365 Challenge Day 199 – Focus

30 Dec

It’s been a while since I’ve written about yoga!!  That’s because it’s become such a good “routine”, that I just go to class several times a week, and don’t even think much about it.  But I do actually have a lot to say, and I don’t want this to turn into a blog about saving money (my most recent goal.)

Since my background is in silent meditation, and I’m going to yoga as a form of meditation, it was tricky for me to figure out how to direct my attention.  I’m used to having one “anchor” in meditation, for example the breath, and the practice is simply to stay on the anchor, notice when you’re off, and then bring your attention back.  Over, and over, and over.

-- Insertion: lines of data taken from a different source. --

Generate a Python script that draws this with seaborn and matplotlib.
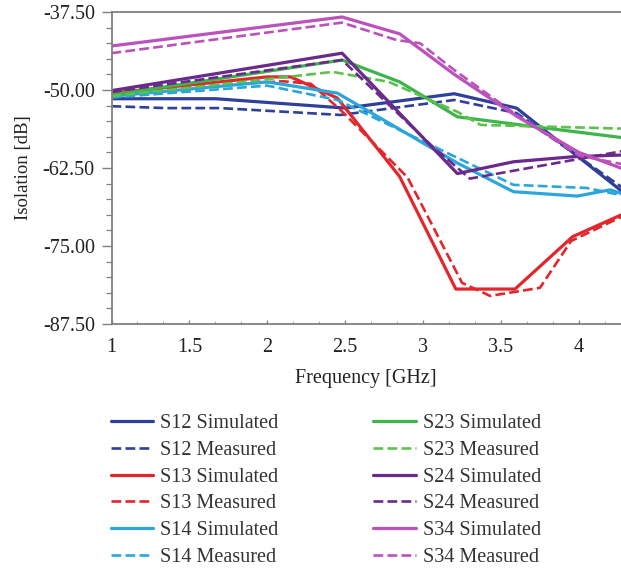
import matplotlib
matplotlib.use("Agg")
import matplotlib.pyplot as plt
from matplotlib.ticker import MultipleLocator, FixedLocator
import seaborn as sns
import pandas as pd

# Isolation between port pairs, simulated vs measured (frequency in GHz, level in dB)
s12_sim_f = [1.0, 1.67, 2.5, 3.2, 3.6, 4.3]
s12_sim_db = [-51.4, -51.4, -52.9, -50.6, -52.9, -66.7]
s12_meas_f = [1.0, 1.35, 1.7, 2.47, 3.2, 3.6, 4.3]
s12_meas_db = [-52.6, -52.9, -52.9, -54.0, -51.6, -53.7, -66.0]

s13_sim_f = [1.0, 2.0, 2.15, 2.45, 2.85, 3.21, 3.59, 3.96, 4.3]
s13_sim_db = [-50.5, -47.9, -47.9, -51.3, -63.9, -81.9, -81.9, -73.5, -69.7]
s13_meas_f = [1.0, 2.1, 2.28, 2.47, 2.9, 3.25, 3.43, 3.75, 3.95, 4.3]
s13_meas_db = [-50.3, -48.6, -49.0, -53.2, -64.0, -80.9, -83.0, -81.7, -74.2, -70.0]

s14_sim_f = [1.0, 2.0, 2.45, 3.22, 3.58, 3.99, 4.2, 4.3]
s14_sim_db = [-51.0, -48.7, -50.5, -61.7, -66.3, -67.0, -66.0, -66.8]
s14_meas_f = [1.0, 2.0, 2.45, 3.58, 4.05, 4.3]
s14_meas_db = [-51.2, -49.3, -51.6, -65.2, -65.7, -67.0]

s23_sim_f = [1.0, 2.48, 2.85, 3.22, 3.69, 4.3]
s23_sim_db = [-50.8, -45.2, -48.7, -54.3, -55.8, -57.7]
s23_meas_f = [1.0, 2.42, 2.78, 3.22, 3.37, 4.3]
s23_meas_db = [-51.0, -47.1, -48.7, -53.5, -55.6, -56.2]

s24_sim_f = [1.0, 2.48, 3.22, 3.58, 3.96, 4.3]
s24_sim_db = [-50.1, -44.1, -63.4, -61.5, -60.7, -60.4]
s24_meas_f = [1.0, 2.48, 3.05, 3.3, 4.3]
s24_meas_db = [-50.3, -45.2, -58.8, -64.2, -59.7]

s34_sim_f = [1.0, 2.48, 2.85, 3.2, 3.6, 4.0, 4.3]
s34_sim_db = [-42.95, -38.3, -41.0, -47.5, -54.2, -60.0, -62.8]
s34_meas_f = [1.0, 2.48, 2.83, 2.98, 3.2, 3.6, 4.0, 4.3]
s34_meas_db = [-44.1, -39.2, -42.0, -42.5, -46.8, -54.0, -60.5, -62.0]

y_ticks = [-87.5, -75.0, -62.5, -50.0, -37.5]
x_ticks = [1, 1.5, 2, 2.5, 3, 3.5, 4]
x_tick_labels = ["1", "1.5", "2", "2.5", "3", "3.5", "4"]

series = [
    ("S12 Simulated", s12_sim_f, s12_sim_db, "#2f3f9c", "-"),
    ("S12 Measured", s12_meas_f, s12_meas_db, "#2f3f9c", "--"),
    ("S13 Simulated", s13_sim_f, s13_sim_db, "#e2262b", "-"),
    ("S13 Measured", s13_meas_f, s13_meas_db, "#e2262b", "--"),
    ("S14 Simulated", s14_sim_f, s14_sim_db, "#2aa6da", "-"),
    ("S14 Measured", s14_meas_f, s14_meas_db, "#2aa6da", "--"),
    ("S23 Simulated", s23_sim_f, s23_sim_db, "#3db54a", "-"),
    ("S23 Measured", s23_meas_f, s23_meas_db, "#5cc24a", "--"),
    ("S24 Simulated", s24_sim_f, s24_sim_db, "#6a2a8c", "-"),
    ("S24 Measured", s24_meas_f, s24_meas_db, "#6a2a8c", "--"),
    ("S34 Simulated", s34_sim_f, s34_sim_db, "#bb52bb", "-"),
    ("S34 Measured", s34_meas_f, s34_meas_db, "#bb52bb", "--"),
]

sns.set_style("white")
plt.rcParams["font.family"] = ["Liberation Serif", "DejaVu Serif"]

fig = plt.figure(figsize=(6.21, 5.69), dpi=100)
ax = fig.add_axes([111.5 / 621, 1 - 324 / 569, 1 - 111.5 / 621, 312 / 569])

for label, f, db, color, ls in series:
    df = pd.DataFrame({"freq": f, "db": db})
    lw = 2.3 if ls == "-" else 1.9
    line_kw = dict(linestyle=ls, linewidth=lw)
    if ls == "--":
        line_kw["dashes"] = (3.4, 2.0)
    sns.lineplot(data=df, x="freq", y="db", ax=ax, color=color, label=label,
                 sort=False, estimator=None, **line_kw)

ax.set_xlim(1, 1 + (621 - 111.5) / 155.8)
ax.set_ylim(-87.5, -37.5)
ax.yaxis.set_major_locator(FixedLocator(y_ticks))
ax.set_yticklabels([f"{v:.2f}" for v in y_ticks])
ax.yaxis.set_minor_locator(MultipleLocator(2.5))
ax.xaxis.set_major_locator(FixedLocator(x_ticks))
ax.set_xticklabels(x_tick_labels)
ax.xaxis.set_minor_locator(MultipleLocator(1 / 6))

spine_col = "#808080"
for side in ["left", "bottom", "top"]:
    ax.spines[side].set_color(spine_col)
    ax.spines[side].set_linewidth(1.3)
ax.spines["right"].set_visible(False)

ax.tick_params(axis="y", which="major", direction="out", length=7, width=1.0,
               color=spine_col, labelsize=14.5, labelcolor="#222222", pad=5, left=True)
ax.tick_params(axis="y", which="minor", direction="out", length=4, width=0.9,
               color=spine_col, left=True)
ax.tick_params(axis="x", which="major", direction="in", length=3, width=0.9,
               color=spine_col, labelsize=14.5, labelcolor="#222222", pad=10, bottom=True)
ax.tick_params(axis="x", which="minor", direction="in", length=2, width=0.7,
               color="#aaaaaa", bottom=True)

ax.set_xlabel("Frequency [GHz]", fontsize=14.5, color="#222222", labelpad=9)
ax.set_ylabel("Isolation [dB]", fontsize=13.5, color="#222222", labelpad=8)

handles, labels = ax.get_legend_handles_labels()
ax.get_legend().remove()
fig.legend(handles, labels, ncol=2, loc="upper left", bbox_to_anchor=(103 / 621, 1 - 406 / 569),
           frameon=False, fontsize=14.5, handlelength=2.1, handletextpad=0.35,
           columnspacing=4.7, labelspacing=0.38, borderaxespad=0, labelcolor="#333333")

fig.savefig("out.png", dpi=100)
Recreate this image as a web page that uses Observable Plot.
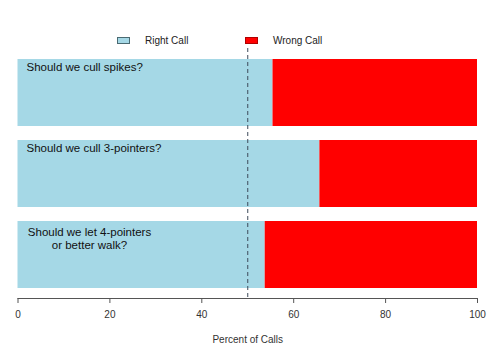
<!DOCTYPE html>
<html>
<head>
<meta charset="utf-8">
<script src="https://cdn.jsdelivr.net/npm/d3@7"></script>
<script src="https://cdn.jsdelivr.net/npm/@observablehq/plot@0.6"></script>
<style>
  html, body { margin: 0; padding: 0; background: #fff; }
  body { width: 500px; height: 355px; overflow: hidden; font-family: "Liberation Sans", Arial, Helvetica, sans-serif; }
  #legend { position: relative; height: 44px; width: 500px; font-size: 10px; color: #222; }
  .sw { position: absolute; top: 37px; width: 13px; height: 7px; box-sizing: border-box; }
  .lab { position: absolute; top: 35px; line-height: 11px; }
</style>
</head>
<body>
<div id="legend"></div>
<div id="chart"></div>
<script>
const questions = ["Should we cull spikes?", "Should we cull 3-pointers?", "Should we let 4-pointers\nor better walk?"];
const rightCall = [55.5, 65.7, 53.8];
const wrongCall = [44.5, 34.3, 46.2];
const series = ["Right Call", "Wrong Call"];
const colors = ["#A5D8E6", "#FF0000"];
const xTicks = [0, 20, 40, 60, 80, 100];
const threshold = [50];

// legend
const legend = document.getElementById("legend");
const legendItems = [
  {name: series[0], color: colors[0], border: "#4a6a72", sx: 117, tx: 145},
  {name: series[1], color: colors[1], border: "#b00000", sx: 245, tx: 273}
];
for (const it of legendItems) {
  const s = document.createElement("div");
  s.className = "sw";
  s.style.left = it.sx + "px";
  s.style.background = it.color;
  s.style.border = "1px solid " + it.border;
  legend.appendChild(s);
  const t = document.createElement("div");
  t.className = "lab";
  t.style.left = it.tx + "px";
  t.textContent = it.name;
  legend.appendChild(t);
}

const rows = [];
questions.forEach((q, i) => {
  rows.push({question: q, type: series[0], value: rightCall[i]});
  rows.push({question: q, type: series[1], value: wrongCall[i]});
});
const labels = questions.map(q => ({question: q, multi: q.includes("\n")}));

const chart = Plot.plot({
  width: 500,
  height: 311,
  marginLeft: 17.5,
  marginRight: 23,
  marginTop: 4,
  marginBottom: 57,
  style: {fontFamily: '"Liberation Sans", Arial, Helvetica, sans-serif', fontSize: "10px", color: "#333", background: "#fff"},
  x: {domain: [0, 100], ticks: xTicks, label: null},
  y: {domain: questions, paddingInner: 0.177, paddingOuter: 0.113, axis: null},
  color: {domain: series, range: colors},
  marks: [
    Plot.barX(rows, {x: "value", y: "question", fill: "type", order: series}),
    Plot.ruleX(threshold, {stroke: "#3d4a5a", strokeDasharray: "4,3", strokeWidth: 1}),
    Plot.text(labels.filter(d => !d.multi), {x: 0, y: "question", text: "question", textAnchor: "start", dx: 8.5, dy: -25.5, fontSize: 11.5, fill: "#111"}),
    Plot.text(labels.filter(d => d.multi), {x: 0, y: "question", text: "question", textAnchor: "middle", dx: 71.5, dy: -28.5, lineAnchor: "top", lineHeight: 1.16, fontSize: 11.5, fill: "#111"}),
    Plot.frame({anchor: "bottom", stroke: "#555"}),
    Plot.axisX({ticks: xTicks, tickSize: 5, tickPadding: 7, stroke: "#555", fill: "#333", fontSize: 10, label: null}),
    Plot.axisX({ticks: [], label: "Percent of Calls", labelAnchor: "center", labelOffset: 44, labelArrow: "none", fontSize: 10})
  ]
});
document.getElementById("chart").appendChild(chart);
</script>
</body>
</html>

In yoga, I would bring my attention to the breath, the ujjiyi breath, but then feel like I was being “interrupted” when the teacher would give instruction or talk too much.  I’d get annoyed, thinking, Why won’t they be quiet so I can focus on my breath?!?  AND, then there are all the other things to focus on, such as drishti (the focused gaze) the bandhas, oh yeah, and the postures!  The more I tried to focus on all these things, the more confusing I found it!  I’d wonder, How am I supposed to keep my attention on all these things, AND listen to the instruction at the same time?  It’s impossible!!

Well, I finally got a chance to ask my teacher, and I’m kind of embarrassed that I didn’t figure it out on my own.  You are supposed to focus on all those things, but NOT AT THE SAME TIME. It is more of a sequence.  This makes so much sense!!  This way of practicing doesn’t develop the kind of one-pointed focus that I’m used to in a meditation.  BUT, that is the beauty of it.  This is why I am doing yoga instead of silent meditation.  This is a practice that teaches you to “let it in” and stay focused, not “block it out” and stay focused.  See what I mean?  This makes a world of difference when you are trying to practice in a way that is more integrated into life.  For example, this is what teaches me to switch my focus between what I am doing, and responding to my kids, without seeing them as an interruption, but rather as part of the flow of practice, of life.